• Supplied data:
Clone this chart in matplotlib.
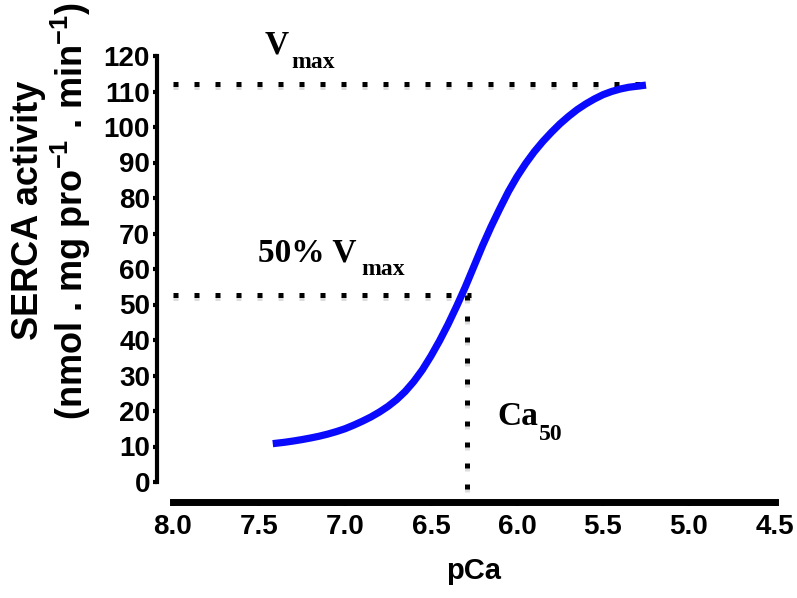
import matplotlib
matplotlib.use("Agg")
import matplotlib.pyplot as plt
from matplotlib.transforms import offset_copy

# SERCA activity vs pCa
pca = [7.42, 7.35, 7.30, 7.25, 7.20, 7.15, 7.10, 7.05, 7.00, 6.95, 6.90, 6.85,
       6.80, 6.75, 6.70, 6.65, 6.60, 6.55, 6.50, 6.45, 6.40, 6.35, 6.30, 6.25,
       6.20, 6.15, 6.10, 6.05, 6.00, 5.95, 5.90, 5.85, 5.80, 5.75, 5.70, 5.65,
       5.60, 5.55, 5.50, 5.45, 5.40, 5.35, 5.30, 5.25]
activity = [10.8, 11.2, 11.55, 11.95, 12.4, 12.9, 13.5, 14.2, 15.0, 16.0, 17.1, 18.3,
            19.7, 21.3, 23.2, 25.5, 28.3, 31.6, 35.5, 39.8, 44.5, 49.6, 55.0, 60.8,
            66.6, 72.0, 77.0, 81.8, 86.0, 89.7, 93.0, 95.9, 98.5, 100.9, 103.0, 104.9,
            106.5, 107.9, 109.1, 110.0, 110.7, 111.2, 111.5, 111.8]

x_ticks = [8.0, 7.5, 7.0, 6.5, 6.0, 5.5, 5.0, 4.5]
y_ticks = list(range(0, 121, 10))

vmax_level = 112.0
half_level = 52.7
ca50 = 6.29

plt.rcParams["font.family"] = ["Liberation Sans", "DejaVu Sans"]
plt.rcParams["font.weight"] = "bold"
plt.rcParams["mathtext.fontset"] = "custom"
plt.rcParams["mathtext.bf"] = "Liberation Sans:bold"
plt.rcParams["mathtext.rm"] = "Liberation Sans:bold"

W, H = 797, 598
fig = plt.figure(figsize=(W / 100, H / 100), dpi=100)
ax = fig.add_axes([173 / W, 1 - 482 / H, (775 - 173) / W, (482 - 56) / H])

ax.set_xlim(8.0, 4.5)
ax.set_ylim(0, 120)

# guide lines (with a faint drop shadow like the original)
dots = dict(lw=3.6, linestyle=(0, (1, 3.2)), dash_capstyle="butt", clip_on=False)
shadow = offset_copy(ax.transData, fig=fig, x=0, y=-3, units="dots")
guides = [([8.0, 5.25], [vmax_level, vmax_level]),
          ([8.0, 6.27], [half_level, half_level]),
          ([ca50, ca50], [half_level, -6])]
for gx, gy in guides:
    ax.plot(gx, gy, color="#dcdcdc", transform=shadow, zorder=1, **dots)
    ax.plot(gx, gy, color="black", zorder=2, **dots)

# fitted curve
ax.plot(pca, activity, color="#0a0aff", lw=5.2, solid_capstyle="butt",
        solid_joinstyle="round", zorder=3)

# Prism-like offset axes
for s in ["top", "right"]:
    ax.spines[s].set_visible(False)
ax.spines["left"].set_position(("outward", 11.5))
ax.spines["left"].set_linewidth(3)
ax.spines["left"].set_bounds(0, 120)
ax.spines["bottom"].set_position(("outward", 14.4))
ax.spines["bottom"].set_linewidth(5)
ax.spines["bottom"].set_bounds(8.0, 4.5)

ax.set_xticks(x_ticks)
ax.set_xticklabels([f"{t:.1f}" for t in x_ticks])
ax.set_yticks(y_ticks)
ax.tick_params(axis="y", length=3, width=3, pad=2, labelsize=20)
ax.tick_params(axis="x", length=3, width=3, pad=6, labelsize=20)
for lab in ax.get_xticklabels() + ax.get_yticklabels():
    lab.set_fontweight("bold")

ax.set_xlabel("pCa", fontsize=21, fontweight="bold", labelpad=12)

# y label, two lines
fig.text(38 / W, 1 - 210 / H, "SERCA activity", rotation=90, rotation_mode="anchor",
         ha="center", va="baseline", fontsize=26, fontweight="bold")
fig.text(83 / W, 1 - 211 / H, r"(nmol . mg pro$^{\mathbf{-1}}$ . min$^{\mathbf{-1}}$)",
         rotation=90, rotation_mode="anchor", ha="center", va="baseline",
         fontsize=26, fontweight="bold")

# annotations
serif = dict(family=["Liberation Serif", "DejaVu Serif"], fontweight="bold", va="baseline")
fig.text(265 / W, 1 - 53 / H, "V", fontsize=24, **serif)
fig.text(291 / W, 1 - 68 / H, "max", fontsize=17, **serif)
fig.text(258 / W, 1 - 262 / H, "50% V", fontsize=24, **serif)
fig.text(361 / W, 1 - 275 / H, "max", fontsize=17, **serif)
fig.text(497 / W, 1 - 425 / H, "Ca", fontsize=24, **serif)
fig.text(539 / W, 1 - 440 / H, "50", fontsize=17, **serif)

fig.savefig("out.png", dpi=100)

• Goal: Write out nothing but the lines from the start of the data through the line with "from matplotlib.transforms import offset_copy". Leave out the pictures.

• Completed task:
Clone this chart in matplotlib.
import matplotlib
matplotlib.use("Agg")
import matplotlib.pyplot as plt
from matplotlib.transforms import offset_copy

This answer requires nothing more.